Na região metropolitana de São Paulo, por exemplo, o emprego industrial hoje corresponde a 17% dos ocupados, segundo pesquisa da Fundação Seade e do Dieese. Quinze anos atrás, eram 20%.

Salários

Dados do IBGE apontam que a renda do trabalhador continua em alta e mais de 90% dos acordos salariais têm sido fechados com índices acima da inflação. Mas seguem sendo um exemplo de desigualdade. Pela Rais, por exemplo, os rendimentos médios da região Nordeste (R$ 1.789,59), os menores do país, equivaliam no ano passado a 66,6% daqueles pagos no Centro-Oeste (R$ 2.686,52). Em 2011, a proporção era de 65%.

Entre os estados, os valores vão de R$ 1.633,85 (Ceará) a R$ 4.217,61 (Distrito Federal) – mas os dados mostram um esboço de redução de disparidade. No primeiro caso, houve alta de 2,63%, enquanto no segundo a renda caiu 0,39%. Já a renda das mulheres corresponde, em média, a 82,3% da remuneração dos homens.

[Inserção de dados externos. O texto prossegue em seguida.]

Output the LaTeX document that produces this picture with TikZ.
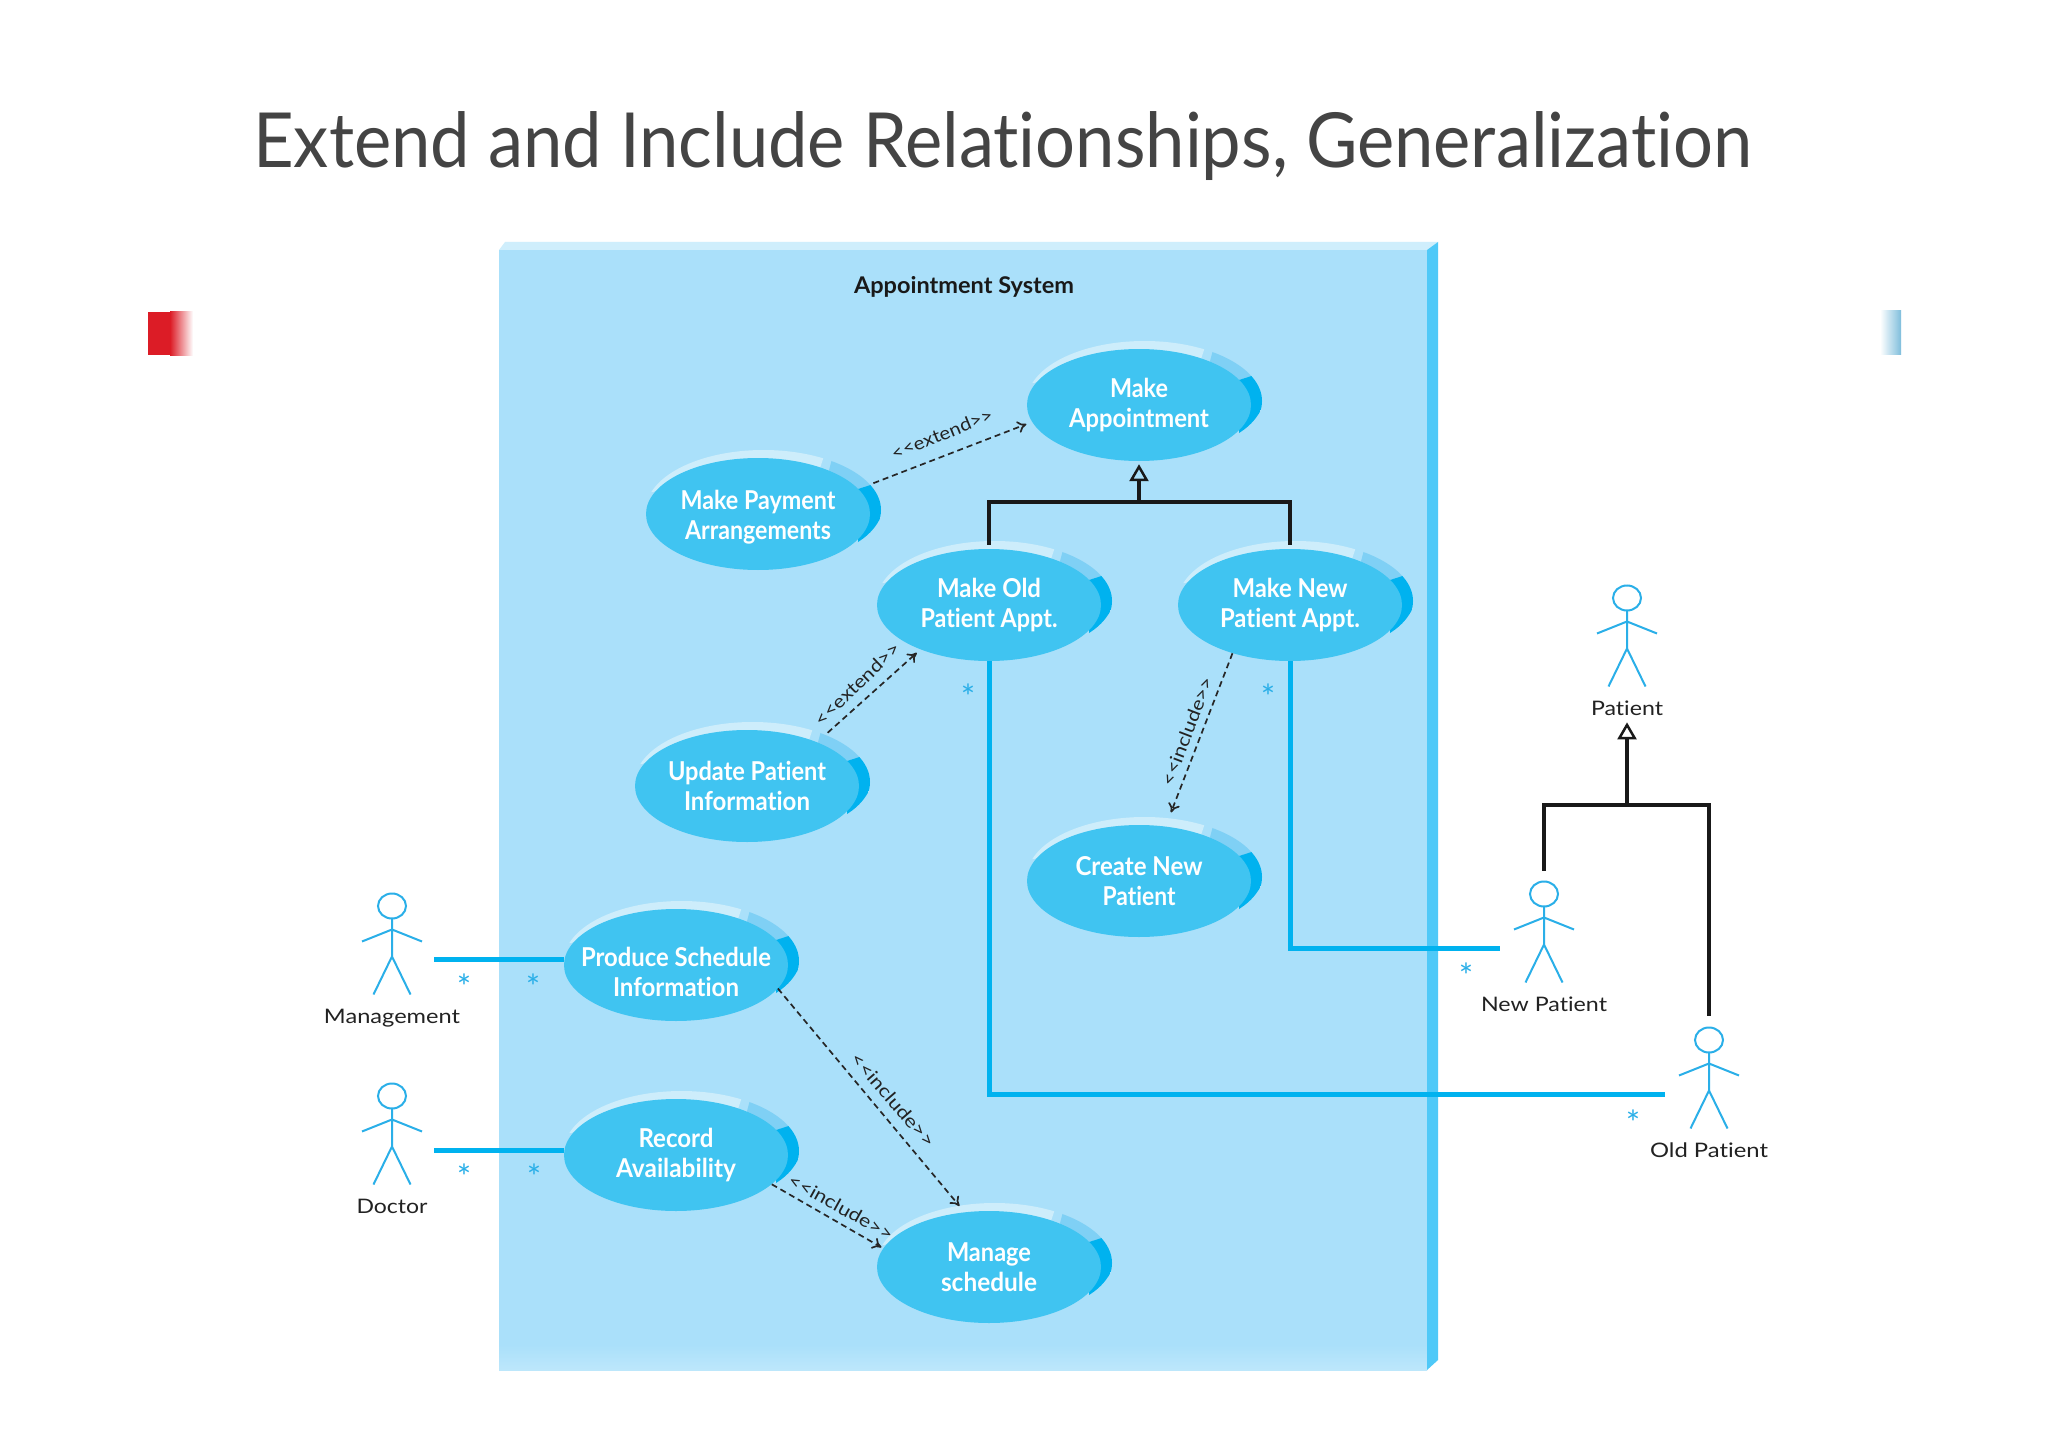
\documentclass[tikz,border=0pt]{standalone}
\usepackage{fontspec}
\usepackage{graphicx}
\usetikzlibrary{arrows.meta,shapes.geometric}
\setmainfont{Lato}[Ligatures=NoCommon]
\definecolor{panelc}{HTML}{AAE0FA}
\definecolor{panelfade}{HTML}{BDE7FB}
\definecolor{panelstrip}{HTML}{4FC9F8}
\definecolor{panelband}{HTML}{CFEEFC}
\definecolor{ucfill}{HTML}{40C4F1}
\definecolor{uclight}{HTML}{CDEDFB}
\definecolor{ucpatch}{HTML}{7FD0F5}
\definecolor{ucdark}{HTML}{00B2EF}
\definecolor{linkblue}{HTML}{00B2EF}
\definecolor{actorblue}{HTML}{2AAFE8}
\definecolor{titlegrey}{HTML}{444444}
\definecolor{inkc}{HTML}{222222}
\definecolor{tabred}{HTML}{DC1C26}
\definecolor{tabblue}{HTML}{7FBEDC}
\newcommand{\fitw}[2]{\resizebox{#1pt}{\height}{#2}}
\tikzset{
  ucshape/.style={ellipse,fill=ucfill,minimum width=224pt,minimum height=112pt,inner sep=0pt},
  uctext/.style={text=white,align=center,inner sep=0pt,font=\fontsize{26}{29.5}\selectfont\bfseries},
  genline/.style={draw=black!90,line width=4.5pt},
  linkline/.style={draw=linkblue,line width=5pt},
  dep/.style={draw=black!85,line width=1.7pt,dash pattern=on 6pt off 4pt,-{To[length=9pt,width=12pt]}},
  deplabel/.style={text=inkc,inner sep=0pt,font=\fontsize{18}{20}\selectfont},
  actorline/.style={draw=actorblue,line width=2pt},
  actorlabel/.style={text=inkc,anchor=base,inner sep=0pt,font=\fontsize{20}{24}\selectfont},
  mult/.style={text=actorblue,inner sep=0pt,font=\fontsize{34}{34}\selectfont},
  openhead/.style={-{Triangle[open,length=17pt,width=19pt,line width=2.5pt,fill=#1]}}
}
% [text offset], name, cx, cy, width1, text1, width2, text2
\newcommand{\usecase}[8][0]{%
  \begin{scope}[shift={(#3,#4)}]
    \begin{scope}
      \clip (5.5,-4) ellipse [x radius=117.5,y radius=60];
      \fill[uclight] (-125,-70) -- (70,-70) -- (60,-40) -- (-125,-20) -- cycle;
      \fill[ucpatch] (78,-70) -- (125,-33) -- (100,-25) -- (70,-40) -- cycle;
      \fill[ucdark] (125,-33) -- (125,-2) .. controls (122,6) and (116,18) .. (100,28) -- (100,-25) -- cycle;
    \end{scope}
    \node[ucshape] (#2) at (0,0) {};
    \node[uctext] (#2-t) at (0,#1) {\fitw{#5}{#6}\\\fitw{#7}{#8}};
  \end{scope}}
% name, x, y(head centre), label width, label
\newcommand{\actor}[5]{%
  \node[ellipse,draw=actorblue,line width=2pt,minimum width=28pt,minimum height=25pt,inner sep=0pt] (#1) at (#2,#3) {};
  \begin{scope}[shift={(#2,#3)}]
    \draw[actorline] (0,12.5) -- (0,50.5) (-18.5,88.5) -- (0,50.5) -- (18.5,88.5)
       (-30,35.5) -- (0,23.5) -- (30,35.5);
    \node[actorlabel] (#1-l) at (0,117) {\fitw{#4}{#5}};
  \end{scope}}
\begin{document}
\begin{tikzpicture}[x=1pt,y=-1pt]
\useasboundingbox (0,0) rectangle (2048,1447);
\fill[white] (0,0) rectangle (2048,1447);
% title
\node[anchor=base west,inner sep=0pt,text=titlegrey,font=\fontsize{76}{80}\selectfont] (title) at (253,168)
  {\fitw{1499}{Extend and Include Relationships, Generalization}};
% side tabs
\fill[tabred] (148,312) rectangle (170,355);
\shade[left color=tabred,right color=white] (170,312) rectangle (193,355);
\shade[left color=white,right color=tabblue] (1880,311) rectangle (1901,354);
% system panel
\fill[panelband] (499,250) -- (505,242) -- (1438,242) -- (1427,250) -- cycle;
\fill[panelc] (499,250) rectangle (1427,1345);
\shade[top color=panelc,bottom color=panelfade] (499,1345) rectangle (1427,1370);
\fill[panelstrip] (1427,250) -- (1438,242) -- (1438,1360) -- (1427,1370) -- cycle;
\node[inner sep=0pt,text=black!90,font=\fontsize{23}{26}\selectfont\bfseries] (sys) at (964,287) {\fitw{220}{Appointment System}};
% use cases
\usecase{app}{1139}{405}{58}{Make}{140}{Appointment}
\usecase[3]{pay}{758}{514}{155}{Make Payment}{146}{Arrangements}
\usecase{old}{989}{605}{104}{Make Old}{137}{Patient Appt.}
\usecase{new}{1290}{605}{115}{Make New}{140}{Patient Appt.}
\usecase{upd}{747}{786}{158}{Update Patient}{126}{Information}
\usecase{cre}{1139}{881}{127}{Create New}{73}{Patient}
\usecase[7]{pro}{676}{965}{190}{Produce Schedule}{126}{Information}
\usecase{rec}{676}{1155}{75}{Record}{120}{Availability}
\usecase{man}{989}{1267}{84}{Manage}{96}{schedule}
% actors
\actor{mg}{392}{906}{136}{Management}
\actor{doc}{392}{1096}{71}{Doctor}
\actor{pat}{1627}{598}{72}{Patient}
\actor{np}{1544}{894}{126}{New Patient}
\actor{op}{1709}{1040}{118}{Old Patient}
% association ends
\coordinate (mgEnd) at (434,959);
\coordinate (docEnd) at (434,1150);
\coordinate (npEnd) at (1500,948);
\coordinate (opEnd) at (1665,1094);
\draw[linkline] (mgEnd) -- (mgEnd -| pro.west);
\draw[linkline] (docEnd) -- (docEnd -| rec.west);
\draw[linkline] (new.south) |- (npEnd);
\draw[linkline] (old.south) |- (opEnd);
% generalizations
\coordinate (genA) at (1139,502);
\coordinate (genB) at (1627,805);
\draw[genline,shorten <=4pt] (old.north) |- (genA);
\draw[genline,shorten <=4pt] (new.north) |- (genA);
\draw[genline,openhead=panelc,shorten >=3pt] (genA) -- (app.south);
\draw[genline,shorten <=10pt] (np.north) |- (genB);
\draw[genline,shorten <=11pt] (op.north) |- (genB);
\draw[genline,openhead=white,shorten >=7pt] (genB) -- (pat-l.south);
% dependencies
\draw[dep,shorten <=16pt,shorten >=6pt] (pay.14) -- (app.189);
\draw[dep,shorten <=14pt,shorten >=5pt] (upd.32) -- (old.213);
\draw[dep,shorten >=15pt] (new.220) -- (cre.64);
\draw[dep,shorten >=8pt] (pro.-13) -- (man.114);
\draw[dep,shorten >=2pt] (rec.-17) -- (man.170);
\node[deplabel,rotate=22] (l1) at (942,434) {\fitw{108}{<\kern0pt<extend>\kern0pt>}};
\node[deplabel,rotate=44] (l2) at (857,684) {\fitw{111}{<\kern0pt<extend>\kern0pt>}};
\node[deplabel,rotate=69] (l3) at (1187,731) {\fitw{115}{<\kern0pt<include>\kern0pt>}};
\node[deplabel,rotate=-49] (l4) at (893,1100) {\fitw{118}{<\kern0pt<include>\kern0pt>}};
\node[deplabel,rotate=-29] (l5) at (841,1207) {\fitw{117}{<\kern0pt<include>\kern0pt>}};
% multiplicities
\node[mult] (s1) at (464,987) {*};
\node[mult] (s2) at (533,987) {*};
\node[mult] (s3) at (464,1177) {*};
\node[mult] (s4) at (534,1177) {*};
\node[mult] (s5) at (968,697) {*};
\node[mult] (s6) at (1268,697) {*};
\node[mult] (s7) at (1466,976) {*};
\node[mult] (s8) at (1633,1123) {*};
\end{tikzpicture}
\end{document}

Em relação à taxa de desemprego, Marcelo Manzano não vê nenhum indicador, mesmo com baixo nível de atividade econômica, que aponte crescimento. “Pode ter alguma oscilação. Estamos vivendo um período de estagnação e não de recessão”, afirma. “Podem ocorrer algumas oscilações conjunturais. Esse patamar próximo de 5%, 6%, deve permanecer. Não vamos continuar crescendo de forma acelerada, nem há mão de obra disponível. Mas o importante é que continua absorvendo mão de obra”, acrescenta o economista, atribuindo declarações sobre uma possível alta do desemprego ao “calor do momento eleitoral”.

“O Brasil tem apresentado taxas de crescimento abaixo do desejado e a retomada de taxas mais vigorosas depende, por exemplo, de suas relações de comércio com a Argentina, do crescimento internacional e da redução de preços como câmbio e juros, o que melhoraria nossa competitividade”, diz Ana Luíza. “No entanto, se nos primeiros dois trimestre do ano falou em ‘recessão técnica’ pela queda do PIB, tal índice deve vir positivo no terceiro trimestre.”